Faisal Basri: Jika Indonesia Resesi, Pemerintah Cuma Punya Solusi yakni Berutang

| 21 Jul 2020 09:40
Faisal Basri: Jika Indonesia Resesi, Pemerintah Cuma Punya Solusi yakni Berutang
Faisal Basri (Katadata)

ERA.id - Indonesia harus bersiap menghadapi resesi ekonomi jika pertumbuhan ekonomi nasional di triwulan III 2020, negatif atau terkontraksi akibat pandemi COVID-19. Solusi untuk bertahan adalah pemerintah mesti berutang.

Ekonom senior Universitas Indonesia, Faisal Basri yang menyimpulkannya. Faisal mengatakan, jika selama ini masyarakat bisa menabung, maka negara tidak perlu banyak membantu ketika resesi terjadi.

Namun sayangnya, masih sangat banyak masyarakat Indonesia yang hidupnya kekurangan. Sehingga pemerintah perlu banyak berkontribusi memberikan jaminan sosial untuk menggerakan roda ekonomi.

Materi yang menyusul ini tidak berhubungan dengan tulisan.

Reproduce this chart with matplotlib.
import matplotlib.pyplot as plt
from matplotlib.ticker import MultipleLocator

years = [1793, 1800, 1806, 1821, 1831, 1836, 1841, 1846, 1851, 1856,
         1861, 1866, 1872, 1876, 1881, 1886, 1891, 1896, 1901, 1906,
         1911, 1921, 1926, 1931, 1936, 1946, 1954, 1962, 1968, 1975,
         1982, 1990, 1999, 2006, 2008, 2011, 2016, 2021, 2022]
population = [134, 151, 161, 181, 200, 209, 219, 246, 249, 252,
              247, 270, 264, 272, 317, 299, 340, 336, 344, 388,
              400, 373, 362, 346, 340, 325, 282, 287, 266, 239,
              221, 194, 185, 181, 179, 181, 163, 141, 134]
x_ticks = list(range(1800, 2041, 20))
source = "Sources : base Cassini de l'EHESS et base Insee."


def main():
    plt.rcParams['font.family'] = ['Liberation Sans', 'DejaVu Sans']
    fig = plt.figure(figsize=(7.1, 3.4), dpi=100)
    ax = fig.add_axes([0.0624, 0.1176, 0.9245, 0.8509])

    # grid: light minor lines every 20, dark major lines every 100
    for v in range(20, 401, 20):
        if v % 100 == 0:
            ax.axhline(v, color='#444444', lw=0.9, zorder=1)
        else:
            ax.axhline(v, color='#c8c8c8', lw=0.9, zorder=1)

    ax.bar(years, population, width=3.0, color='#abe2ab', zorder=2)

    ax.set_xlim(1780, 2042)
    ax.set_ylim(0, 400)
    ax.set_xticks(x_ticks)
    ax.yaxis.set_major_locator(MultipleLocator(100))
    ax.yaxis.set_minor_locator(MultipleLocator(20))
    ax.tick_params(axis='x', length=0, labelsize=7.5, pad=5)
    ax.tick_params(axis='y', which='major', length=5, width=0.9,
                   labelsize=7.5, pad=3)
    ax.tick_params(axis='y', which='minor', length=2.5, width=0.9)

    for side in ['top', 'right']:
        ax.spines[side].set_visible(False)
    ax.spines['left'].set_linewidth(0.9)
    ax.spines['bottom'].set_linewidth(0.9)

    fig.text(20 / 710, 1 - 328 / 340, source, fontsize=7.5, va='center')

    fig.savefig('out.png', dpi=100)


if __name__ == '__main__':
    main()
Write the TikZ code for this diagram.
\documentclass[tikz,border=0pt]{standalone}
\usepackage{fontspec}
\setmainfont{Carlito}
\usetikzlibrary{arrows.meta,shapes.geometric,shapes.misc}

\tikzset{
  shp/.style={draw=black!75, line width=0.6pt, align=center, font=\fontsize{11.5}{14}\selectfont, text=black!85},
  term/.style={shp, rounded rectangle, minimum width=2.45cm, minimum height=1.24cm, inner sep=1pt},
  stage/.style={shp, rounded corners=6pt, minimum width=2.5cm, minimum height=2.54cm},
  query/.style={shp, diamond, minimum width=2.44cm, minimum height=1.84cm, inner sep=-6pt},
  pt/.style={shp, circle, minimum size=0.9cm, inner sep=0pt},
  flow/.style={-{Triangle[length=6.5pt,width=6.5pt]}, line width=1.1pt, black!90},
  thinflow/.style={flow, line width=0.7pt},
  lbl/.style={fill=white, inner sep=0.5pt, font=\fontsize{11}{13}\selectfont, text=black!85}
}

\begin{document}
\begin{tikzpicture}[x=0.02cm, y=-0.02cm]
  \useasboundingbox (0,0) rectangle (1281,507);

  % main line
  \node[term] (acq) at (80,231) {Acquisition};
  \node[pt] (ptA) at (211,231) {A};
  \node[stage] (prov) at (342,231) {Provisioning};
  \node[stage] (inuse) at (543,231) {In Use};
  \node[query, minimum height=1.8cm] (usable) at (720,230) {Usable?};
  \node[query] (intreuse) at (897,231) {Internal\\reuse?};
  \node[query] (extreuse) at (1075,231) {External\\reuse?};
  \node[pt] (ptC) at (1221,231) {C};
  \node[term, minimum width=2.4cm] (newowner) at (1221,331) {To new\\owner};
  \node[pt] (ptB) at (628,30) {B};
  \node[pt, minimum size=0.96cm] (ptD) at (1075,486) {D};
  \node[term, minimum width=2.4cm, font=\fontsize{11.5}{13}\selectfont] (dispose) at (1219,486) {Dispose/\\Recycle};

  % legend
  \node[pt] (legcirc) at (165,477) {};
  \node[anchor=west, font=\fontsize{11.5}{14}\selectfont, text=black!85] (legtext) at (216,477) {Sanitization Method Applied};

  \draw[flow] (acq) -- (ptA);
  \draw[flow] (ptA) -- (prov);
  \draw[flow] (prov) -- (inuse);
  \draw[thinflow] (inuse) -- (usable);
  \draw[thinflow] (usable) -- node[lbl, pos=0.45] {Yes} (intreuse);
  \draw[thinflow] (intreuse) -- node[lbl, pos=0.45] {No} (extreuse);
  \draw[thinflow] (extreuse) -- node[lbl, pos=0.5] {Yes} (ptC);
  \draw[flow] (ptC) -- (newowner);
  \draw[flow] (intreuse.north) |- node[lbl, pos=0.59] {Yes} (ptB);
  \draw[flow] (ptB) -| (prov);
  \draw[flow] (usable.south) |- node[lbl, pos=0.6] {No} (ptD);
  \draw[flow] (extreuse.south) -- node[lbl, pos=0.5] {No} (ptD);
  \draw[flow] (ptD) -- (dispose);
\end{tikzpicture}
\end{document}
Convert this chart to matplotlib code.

"Mau tidak mau, negara harus di depan," ujar Faisal yang dikutip dari video di Narasi Newsroom, Senin (20/7/2020).

Dia lantas mencontohkan, stimulus ekonomi yang bisa diberikan pemerintah bagi masyarakat salah satunya adalah memberikan bantuan kepada UMKM dengan cara meringankan kredit.

Opsinya, kredit yang dimiliki oleh pelaku UMKM tidak perlu dibayarkan selama enam bulan, atau seluruh bunga kredit ditanggung negara.

Untuk itu, kata Faisal, negara harus punya uang yang dihasilkan dari pajak. Namun, untuk saat ini pemeritah tak bisa banyak berharap, sebab penerimaan negara dari perpajakan terus menurun dari tahun ke tahun.

Karena itu, jalan satu-satunya untuk mendapatkan uang adalah dengan berutang. "Dari mana negara dapat uang, ya dari pajak. Nah, di kita pajaknya turun terus. Oleh karena itu, solusinya cuma satu, negara harus utang," ujar Faisal Basri.

Faisal sendiri memprediksi pertumbuhan ekonomi dalam negeri akan minus di triwulan II akibat penyebaran Covid-19 yang masih tinggi.

Ia melanjutkan, jika dalam dua triwulan berturut-turut, yaitu triwulan II dan triwulan III, pertumbuhan ekonomi terkontraksi, maka sudah dapat dipastikan Indonesia masuk dalam masa resesi.

Akibat dari resesi yang paling terasa, kata Faisal, adalah banyaknya perusahaan yang mengalami kebangkrutan dan berefek domino pada berkurangnya tenaga kerja akibat pemutusan hubungan kerja (PHK).

"Akibat pengangguran melonjak, maka daya beli menurun. Ini menyebabkan ekonomi lesu, karena barang tidak terjual, tidak terserap," ucapnya.

Sebelumnya, Badan Pusat Statistik (BPS) Kementerian Keuangan memproyeksi pertumbuhan ekonomi Indonesia di triwulan II akan tumbuh negatif. Badan Kebijakan Fiskal (BKF) Kemenkeu mengestimasikan pertumbuhan ekonomi akan anjlok minus 4,3 persen.

Jika prediksi dari BKF benar, maka pada triwulan II 2020, ekonomi Indonesia akan anjlok dalam. Sebab pada triwulan II 2019, ekonomi Indonesia masih berada di angka 5,05 persen.

Sementara Menteri Keuangan Sri Mulyani Indrawati memperkirakan pertumbuhan ekonomi triwulan II 2020, berkisar minus 5,1 persen hingga minus 3,5 persen, dengan titik tengah minus 4,3 persen.

Sri Mulyani mengatakan kontraksi pada triwulan II terjadi karena penurunan yang cukup tajam di berbagai sektor, mulai dari manufaktur, perdagangan, pertambangan dan juga transportasi. 

Sri Mulyani berujar, tekanan perekonomian pada April dan Mei sangat dalam terjadi akibat COVID-19. Sementara, dampak dari kenormal baru di bulan Juli juga masih sangat sedikit.